Die Rentnerin ist im Besitz eines Wohnberechtigungsscheins (WBS) für Einkommensschwache. Mit diesem Schein kann sich die Rentnerin um Sozialwohnungen bewerben. Doch von diesen gibt es immer weniger. Ines Lobenstein erzählt, dass bei der Vorstellung für eine solche Wohnung häufig Menschen mit einem Wohnberechtigungsschein der niedrigsten Einkommensstufe bevorzugt behandelt werden. „Und selbst damit stehen die Chancen noch immer nicht allzu gut“, bemerkt die Caritas-Mitarbeiterin. Böhnel kann das aus eigener Erfahrung bestätigen: „Ich habe sechs Monate auf eine Antwort gewartet. Irgendwann wurde ich mit der Aussage, die Wohnung sei bereits vergeben, abgewimmelt. Das ist einfach unverschämt.“ Die beiden Frauen blicken frustriert in die Zukunft.

Mit dem Problem vertraut ist auch Wolfgang Selig, Geschäftsführer der Baugenossenschaft Geretsried. Er bestätigt, dass es seit Jahren eine Wohnungsnot im Umland gibt. Böhnel bekam dies zu spüren. So hat sie während ihrer neunmonatigen Suche nur zwei Rückmeldungen bekommen. Doch die Wohnungen waren sofort vom Markt verschwunden, da viele Leute auf der Suche nach einer bezahlbaren Unterkunft sind. Selig weiß, dass der Wohnungsmangel schon länger ein Problem ist. Die Frage nach dem „Wieso?“ lässt sich einfach beantworten: Es gibt schlicht mehr Nachfrage als Angebot.

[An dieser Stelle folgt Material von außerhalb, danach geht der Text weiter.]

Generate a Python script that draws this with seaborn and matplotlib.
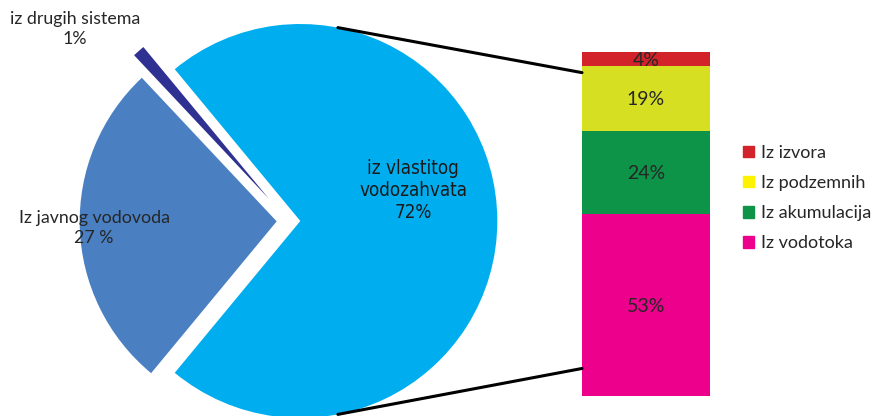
import numpy as np
import pandas as pd
import seaborn as sns
import matplotlib.pyplot as plt
from matplotlib.patches import Patch, ConnectionPatch

sns.set_style("white")
plt.rcParams["font.family"] = ["Lato", "DejaVu Sans"]

# pie data
pie_labels = ["iz vlastitog\nvodozahvata", "iz drugih sistema", "Iz javnog vodovoda"]
pie_values = [72, 1, 27]
pie_pct = ["72%", "1%", "27 %"]
pie_colors = ["#00AEEF", "#2E3192", "#4A80C2"]

# stacked bar data (bottom to top)
bar_labels = ["Iz vodotoka", "Iz akumulacija", "Iz podzemnih", "Iz izvora"]
bar_values = [53, 24, 19, 4]
bar_colors = ["#EC008C", "#0D9448", "#D7DF23", "#D2232A"]
legend_colors = ["#EC008C", "#0D9448", "#FFF200", "#D2232A"]

W, H = 872, 416
fig = plt.figure(figsize=(W / 100, H / 100), dpi=100)

# pie axes covering the whole figure, 197 px per unit
R = 197.0
cx, cy = 288.5, 221.0
ax = fig.add_axes([0, 0, 1, 1])
start = -360 * pie_values[0] / 100 / 2
wedges, _ = ax.pie(pie_values, colors=pie_colors, startangle=start,
                   explode=[0.06, 0.15, 0.06], counterclock=True,
                   wedgeprops=dict(linewidth=0))
ax.set_xlim(-cx / R, (W - cx) / R)
ax.set_ylim(-(H - cy) / R, cy / R)
ax.set_aspect("equal")
ax.axis("off")

def ftext(px, py, s, **kw):
    fig.text(px / W, 1 - py / H, s, ha="center", va="center", **kw)

ftext(413, 191, pie_labels[0] + "\n" + pie_pct[0], fontsize=13.5, color="#1a1a1a",
      family="DejaVu Sans", fontstretch="condensed", linespacing=1.2)
ftext(75, 29, pie_labels[1] + "\n" + pie_pct[1], fontsize=12.8, linespacing=1.35)
ftext(94, 228, pie_labels[2] + "\n" + pie_pct[2], fontsize=12.8, linespacing=1.35)

# stacked bar
bax = fig.add_axes([582 / W, (H - 396) / H, 128 / W, 344 / H])
cum = np.cumsum(bar_values)
for i in range(len(bar_values) - 1, -1, -1):
    df = pd.DataFrame({"k": [""], "v": [cum[i]]})
    sns.barplot(data=df, x="k", y="v", color=bar_colors[i], saturation=1,
                width=1, linewidth=0, ax=bax)
for i, v in enumerate(bar_values):
    bax.text(0, cum[i] - v / 2, f"{v}%", ha="center", va="center_baseline",
             fontsize=14)
bax.set_xlim(-0.5, 0.5)
bax.set_ylim(0, 100)
bax.axis("off")

# connector lines from the big wedge to the bar
w0 = wedges[0]
ang = np.deg2rad(79)
for sgn, yb in [(1, 94), (-1, 8)]:
    pa = (w0.center[0] + np.cos(ang), w0.center[1] + sgn * np.sin(ang))
    con = ConnectionPatch(xyA=pa, coordsA=ax.transData, xyB=(-0.5, yb),
                          coordsB=bax.transData, color="black", lw=2.2)
    fig.add_artist(con)

handles = [Patch(color=c) for c in legend_colors[::-1]]
fig.legend(handles, bar_labels[::-1], loc="upper left",
           bbox_to_anchor=(743 / W, 1 - 145 / H), frameon=False,
           fontsize=13, handlelength=0.6, handleheight=0.6,
           handletextpad=0.4, labelspacing=0.78, borderpad=0, borderaxespad=0)

fig.savefig("out.png", dpi=100)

Gründe für den Mangel sind komplex

Die Gründe hierfür sind komplex und reichen laut Selig mehr als 80 Jahre zurück. Starker Zuzug durch Vertriebene, Gastarbeiter und Abwanderer führte zu einer stetig wachsenden Bevölkerung. Doch der Bau neuer Wohnungen ist gar nicht so leicht zu bewerkstelligen. Selig bestätigt, dass immer weniger Bauland ausgewiesen werde. Das habe häufig mit ökologischen Ursachen zu tun, beispielsweise sollen Blumenwiesen oder Biotope erhalten bleiben. Zudem wirke sich die Inflation auf die Bauwirtschaft aus – und es fehlen Fachkräfte. „Auch die öffentliche Förderung ist ein Problem. Der Fördertopf ist seit zwei Jahren ziemlich leer“, stellt der BG-Chef fest. Kurzfristig sei keine Verbesserung zu erwarten: „Es hat Jahre gedauert, die Zustände zu verschlechtern. Daher wird es Jahre dauern, sie zu verbessern.“

Für Doris Böhnel endete ihre mühsame Suche jüngst glücklich. Sie fand in einer WhatsApp-Gruppe eine bezahlbare Wohnung in Königsdorf. Dort lebt die 67-Jährige nun gemeinsam mit ihrer Katze und einigen Pflanzen.